Their farming philosophy is as rich as their milk.

They create special events and stage farm tours in order to engage the community and educate people about how food is produced and animals should be treated. In an age that cries out for transparency, the Perkins family is delivering on their commitment to good animal health and welfare while producing healthy, wholesome food. Two of their cheeses made the cover of July’s Our State magazine.

“Through rotational grazing, diversification of livestock as well as using and preserving the bounty of the farm, we are building resiliency,” Jennifer says.

If there is one thing that never changes in dairy farming, whether it’s four cows or 40, it’s the workload.

“It is an overwhelming level of work, time and effort…just to keep up with the status quo,” Jennifer notes. But she and husband Andy, along with their 18-year-old son Maxwell, are hard at it every day.

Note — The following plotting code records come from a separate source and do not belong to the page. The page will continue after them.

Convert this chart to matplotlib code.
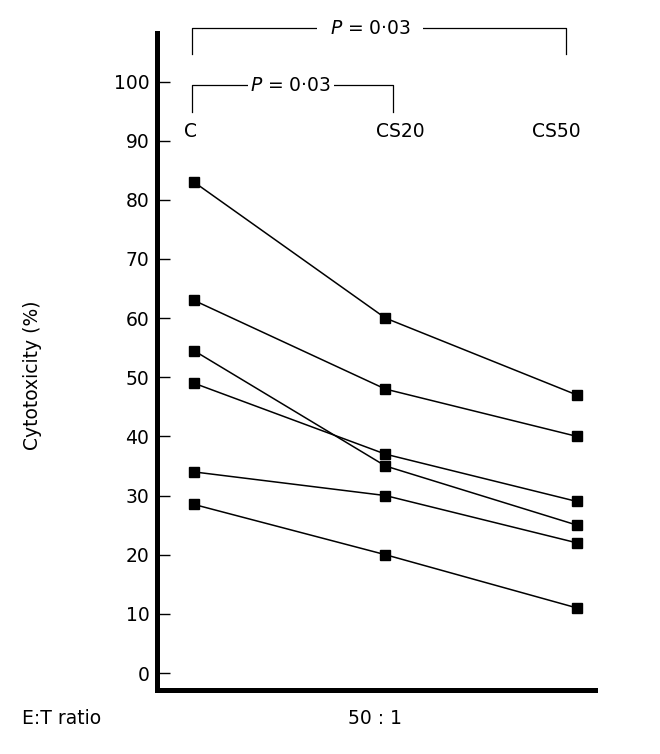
import numpy as np
import matplotlib
matplotlib.use("Agg")
import matplotlib.pyplot as plt

plt.rcParams['font.family'] = ['DejaVu Sans']
plt.rcParams['mathtext.fontset'] = 'dejavusans'

# data
groups = ['C', 'CS20', 'CS50']
donor_1 = [83, 60, 47]
donor_2 = [63, 48, 40]
donor_3 = [54.5, 35, 25]
donor_4 = [49, 37, 29]
donor_5 = [34, 30, 22]
donor_6 = [28.5, 20, 11]
yticks = list(range(0, 101, 10))
p_text = '$P$ = 0·03'
ratio_text = '50 : 1'

FS = 13.5

fig = plt.figure(figsize=(6.6, 7.54), dpi=100)
ax = fig.add_axes([157 / 660, 1 - 690 / 754, (595 - 157) / 660, (690 - 33) / 754])

x = np.arange(len(groups))
for series in [donor_1, donor_2, donor_3, donor_4, donor_5, donor_6]:
    ax.plot(x, series, color='black', lw=1.1, marker='s', ms=6.5,
            mfc='black', mec='black')

ax.set_xlim(-0.193, 2.094)
ax.set_ylim(-2.87, 108.2)
ax.set_xticks([])
ax.set_yticks(yticks)
ax.tick_params(axis='y', direction='in', length=9, width=1, pad=5.5,
               labelsize=FS)
for side in ['top', 'right']:
    ax.spines[side].set_visible(False)
for side in ['left', 'bottom']:
    ax.spines[side].set_linewidth(3.6)

# group labels inside the plot
label_dx = [-0.02, 0.08, -0.11]
for i, g in enumerate(groups):
    ax.text(x[i] + label_dx[i], 91.5, g, ha='center', va='center', fontsize=FS)

# significance brackets
ax.plot([-0.01, -0.01, 1.04, 1.04], [94.9, 99.4, 99.4, 94.9],
        color='black', lw=0.9, clip_on=False)
ax.text(0.507, 99.4, p_text, ha='center', va='center', fontsize=FS,
        bbox=dict(facecolor='white', edgecolor='none', pad=2))
ax.plot([-0.01, -0.01, 1.94, 1.94], [104.6, 109.0, 109.0, 104.6],
        color='black', lw=0.9, clip_on=False)
ax.text(0.92, 109.0, p_text, ha='center', va='center', fontsize=FS,
        bbox=dict(facecolor='white', edgecolor='none', pad=9), clip_on=False)

fig.text(33 / 660, 1 - 375 / 754, 'Cytotoxicity (%)', rotation=90,
         ha='center', va='center', fontsize=FS)
fig.text(22 / 660, 1 - 718 / 754, 'E:T ratio', ha='left', va='center', fontsize=FS)
fig.text(375 / 660, 1 - 719 / 754, ratio_text, ha='center', va='center', fontsize=FS)

fig.savefig('out.png', dpi=100)
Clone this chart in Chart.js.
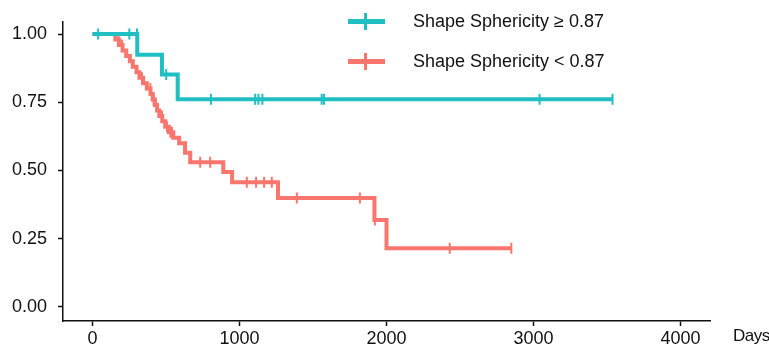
<!DOCTYPE html>
<html>
<head>
<meta charset="utf-8">
<script src="https://cdn.jsdelivr.net/npm/chart.js@4/dist/chart.umd.min.js"></script>
<style>
body { margin: 0; background: #fff; }
#wrap { position: relative; width: 769px; height: 348px; }
.key { position: absolute; left: 348px; width: 37px; height: 5px; }
.key span { position: absolute; left: 16px; top: -6px; width: 3px; height: 17px; background: inherit; }
.keyText { position: absolute; left: 413px; font: 18px "Liberation Sans", Arial, sans-serif; color: #111; line-height: 20px; }
#days { position: absolute; left: 733px; top: 326px; font: 17px "Liberation Sans", Arial, sans-serif; color: #111; letter-spacing: -0.5px; }
</style>
</head>
<body>
<div id="wrap">
    <canvas id="kmChart"></canvas>
    <div class="key" style="top:19px;background:#1fbfc3"><span></span></div>
    <div class="keyText" style="top:11px">Shape Sphericity ≥ 0.87</div>
    <div class="key" style="top:59px;background:#f8766d"><span></span></div>
    <div class="keyText" style="top:51px">Shape Sphericity &lt; 0.87</div>
    <div id="days">Days</div>
</div>
<script>
// ==========================
// DATA
// ==========================

const seriesNames = [
    "Shape Sphericity ≥ 0.87",
    "Shape Sphericity < 0.87"
];

// high sphericity group
const highEventDays = [305, 473, 580];
const highSurvival = [0.924, 0.852, 0.761];
const highCensorDays = [
    39, 251, 303, 502, 806, 1107, 1129, 1156,
    1559, 1575, 3041, 3537
];

// low sphericity group
const lowEventDays = [
    156, 180, 205, 230, 255, 275, 300, 320, 345, 370,
    395, 410, 425, 440, 455, 475, 495, 520, 550, 590,
    630, 665, 890, 950, 1262, 1918, 2000
];
const lowSurvival = [
    0.98, 0.96, 0.94, 0.92, 0.90, 0.88, 0.86, 0.84, 0.82, 0.80,
    0.78, 0.76, 0.74, 0.72, 0.70, 0.68, 0.66, 0.64, 0.62, 0.60,
    0.565, 0.53, 0.494, 0.457, 0.399, 0.318, 0.215
];
const lowCensorDays = [
    178, 201, 337, 394, 416, 473, 507, 530, 541, 733,
    801, 1050, 1113, 1168, 1220, 1390, 1819, 1921, 2430, 2849
];

const xTicks = [0, 1000, 2000, 3000, 4000];
const yTicks = [0, 0.25, 0.5, 0.75, 1];

const colors = ["#1fbfc3", "#f8766d"];

// ==========================
// HELPERS
// ==========================

// survival value at day t (step function)
function survAt(days, surv, t) {
    let s = 1;
    days.forEach((d, i) => {
        if (d <= t) s = surv[i];
    });
    return s;
}

function curve(days, surv, censors) {
    let pts = [{ x: 0, y: 1 }];
    days.forEach((d, i) => pts.push({ x: d, y: surv[i] }));
    let last = censors[censors.length - 1];
    pts.push({ x: last, y: survAt(days, surv, last) });
    return pts;
}

function marks(days, surv, censors) {
    return censors.map(c => ({ x: c, y: survAt(days, surv, c) }));
}

// ==========================
// CHART
// ==========================

const lineSet = (label, data, color, order) => ({
    label: label,
    data: data,
    borderColor: color,
    borderWidth: 4,
    stepped: true,
    pointRadius: 0,
    fill: false,
    order: order
});

const markSet = (label, data, color, order) => ({
    type: "scatter",
    label: label,
    data: data,
    showLine: false,
    pointStyle: "line",
    rotation: 90,
    pointRadius: 5.5,
    borderWidth: 2,
    borderColor: color,
    backgroundColor: color,
    order: order
});

const axisFont = { family: "'Liberation Sans', Arial, sans-serif", size: 18 };

new Chart(document.getElementById("kmChart"), {
    type: "line",
    data: {
        datasets: [
            lineSet(seriesNames[0], curve(highEventDays, highSurvival, highCensorDays), colors[0], 1),
            markSet(seriesNames[0], marks(highEventDays, highSurvival, highCensorDays), colors[0], 0),
            lineSet(seriesNames[1], curve(lowEventDays, lowSurvival, lowCensorDays), colors[1], 3),
            markSet(seriesNames[1], marks(lowEventDays, lowSurvival, lowCensorDays), colors[1], 2)
        ]
    },
    options: {
        responsive: true,
        maintainAspectRatio: false,
        animation: false,
        layout: {
            padding: { top: 20, right: 59, left: 0, bottom: 0 }
        },
        plugins: {
            legend: { display: false },
            tooltip: { enabled: false }
        },
        scales: {
            x: {
                type: "linear",
                min: -200,
                max: 4200,
                afterBuildTicks: s => { s.ticks = xTicks.map(v => ({ value: v })); },
                afterFit: s => { s.height = 27; },
                border: { display: true, color: "#111", width: 1.5 },
                grid: {
                    drawOnChartArea: false,
                    drawTicks: true,
                    tickLength: 5,
                    tickColor: "#111",
                    tickWidth: 1.5
                },
                ticks: {
                    color: "#111",
                    font: axisFont,
                    padding: 2,
                    maxRotation: 0,
                    callback: v => String(v)
                }
            },
            y: {
                min: -0.052,
                max: 1.045,
                afterBuildTicks: s => { s.ticks = yTicks.map(v => ({ value: v })); },
                afterFit: s => { s.width = 63; },
                border: { display: true, color: "#111", width: 1.5 },
                grid: {
                    drawOnChartArea: false,
                    drawTicks: true,
                    tickLength: 5,
                    tickColor: "#111",
                    tickWidth: 1.5
                },
                ticks: {
                    color: "#111",
                    font: axisFont,
                    padding: 11,
                    callback: v => Number(v).toFixed(2)
                }
            }
        }
    }
});
</script>
</body>
</html>
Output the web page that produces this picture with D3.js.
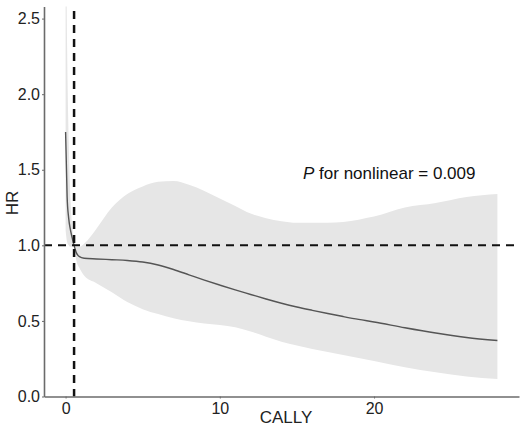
<!DOCTYPE html>
<html>
<head>
<meta charset="utf-8">
<script src="https://cdn.jsdelivr.net/npm/d3@7"></script>
<style>
  body { margin: 0; background: #fff; }
  text { font-family: "Liberation Sans", Arial, sans-serif; }
</style>
</head>
<body>
<div class="chart"></div>
<script>
// RCS curve: CALLY vs HR
var cally = [0, 0.1, 0.2, 0.3, 0.45, 0.55, 0.7, 0.9, 1.2, 2, 3, 4, 5, 6, 7, 8, 9, 10, 11, 12, 13, 14, 15, 16, 17, 18, 19, 20, 22, 24, 26, 28];
var hr    = [1.75, 1.32, 1.18, 1.11, 1.04, 1.0, 0.95, 0.925, 0.915, 0.91, 0.905, 0.90, 0.89, 0.87, 0.84, 0.805, 0.77, 0.737, 0.705, 0.675, 0.645, 0.617, 0.592, 0.57, 0.549, 0.529, 0.51, 0.493, 0.455, 0.42, 0.39, 0.37];
var upper = [3.5, 2.3, 1.7, 1.35, 1.1, 1.0, 0.99, 0.99, 1.01, 1.11, 1.25, 1.34, 1.39, 1.42, 1.425, 1.40, 1.36, 1.31, 1.26, 1.21, 1.18, 1.16, 1.15, 1.15, 1.15, 1.155, 1.17, 1.19, 1.25, 1.28, 1.32, 1.34];
var lower = [1.1, 1.02, 1.0, 0.99, 0.99, 1.0, 0.9, 0.85, 0.8, 0.75, 0.69, 0.625, 0.578, 0.545, 0.517, 0.497, 0.483, 0.473, 0.458, 0.43, 0.396, 0.363, 0.337, 0.315, 0.295, 0.275, 0.255, 0.235, 0.193, 0.16, 0.132, 0.115];

var xTicks = [0, 10, 20];
var yTicks = [0, 0.5, 1.0, 1.5, 2.0, 2.5];
var refX = 0.55;   // CALLY where HR = 1
var refY = 1.0;

var svgWidth = 523;
var svgHeight = 432;

var svg = d3.select(".chart")
  .append("svg")
  .attr("width", svgWidth)
  .attr("height", svgHeight);

var data = cally.map(function (c, i) {
  return { x: c, hr: hr[i], lo: lower[i], hi: upper[i] };
});

var x = d3.scaleLinear().domain([-1.4, 29.4]).range([44, 519]);
var y = d3.scaleLinear().domain([0, 2.58]).range([396.5, 6.5]);

svg.append("clipPath")
  .attr("id", "panel")
  .append("rect")
  .attr("x", 44).attr("y", 6.5)
  .attr("width", 475).attr("height", 390);

var panel = svg.append("g").attr("clip-path", "url(#panel)");

// confidence band
panel.append("path")
  .datum(data)
  .attr("fill", "#e6e6e6")
  .attr("d", d3.area()
    .curve(d3.curveMonotoneX)
    .x(d => x(d.x))
    .y0(d => y(d.lo))
    .y1(d => y(d.hi)));

// HR curve
panel.append("path")
  .datum(data)
  .attr("fill", "none")
  .attr("stroke", "#555")
  .attr("stroke-width", 1.4)
  .attr("d", d3.line()
    .curve(d3.curveMonotoneX)
    .x(d => x(d.x))
    .y(d => y(d.hr)));

// reference lines
svg.append("line")
  .attr("x1", x(-1.4)).attr("x2", x(29.4))
  .attr("y1", y(refY)).attr("y2", y(refY))
  .attr("stroke", "#111")
  .attr("stroke-width", 2)
  .attr("stroke-dasharray", "8,6");

svg.append("line")
  .attr("x1", x(refX)).attr("x2", x(refX))
  .attr("y1", y(2.55)).attr("y2", y(0))
  .attr("stroke", "#111")
  .attr("stroke-width", 2.5)
  .attr("stroke-dasharray", "8,6");

// axes
var bottomAxis = d3.axisBottom(x).tickValues(xTicks).tickSize(2).tickSizeOuter(0).tickPadding(4);
var leftAxis = d3.axisLeft(y).tickValues(yTicks).tickFormat(d3.format(".1f")).tickSize(2).tickSizeOuter(0).tickPadding(2);

var gx = svg.append("g")
  .attr("transform", `translate(0, ${y(0)})`)
  .call(bottomAxis);

var gy = svg.append("g")
  .attr("transform", `translate(${x(-1.4)}, 0)`)
  .call(leftAxis);

[gx, gy].forEach(function (g) {
  g.select(".domain").attr("stroke", "#6b6b6b").attr("stroke-width", 1.6);
  g.selectAll(".tick line").attr("stroke", "#6b6b6b");
  g.selectAll(".tick text")
    .attr("fill", "#222")
    .style("font-size", "16px")
    .style("font-family", "'Liberation Sans', Arial, sans-serif");
});

// axis titles
svg.append("text")
  .attr("transform", "translate(18, 203) rotate(-90)")
  .attr("text-anchor", "middle")
  .attr("fill", "#222")
  .style("font-size", "17px")
  .text("HR");

svg.append("text")
  .attr("x", 286)
  .attr("y", 423)
  .attr("text-anchor", "middle")
  .attr("fill", "#222")
  .style("font-size", "17px")
  .text("CALLY");

// annotation
var note = svg.append("text")
  .attr("x", 303)
  .attr("y", 179)
  .attr("fill", "#111")
  .style("font-size", "17px");
note.append("tspan").style("font-style", "italic").text("P");
note.append("tspan").text(" for nonlinear = 0.009");
</script>
</body>
</html>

With the tutelage of the Harmon brothers, they are learning how to be farmers. They deal with the vagaries of equipment and the unpredictableness of livestock every day but still find time some days to unwind on the lawn of their home on a hillside overlooking their herd and the Blue Ridge Mountains.

And on a cool evening after a long day of work, you might find them watching the sun slip behind the mountains as they sink down into their lawn chairs.

“And me,” says Jennifer, “in my pajamas.”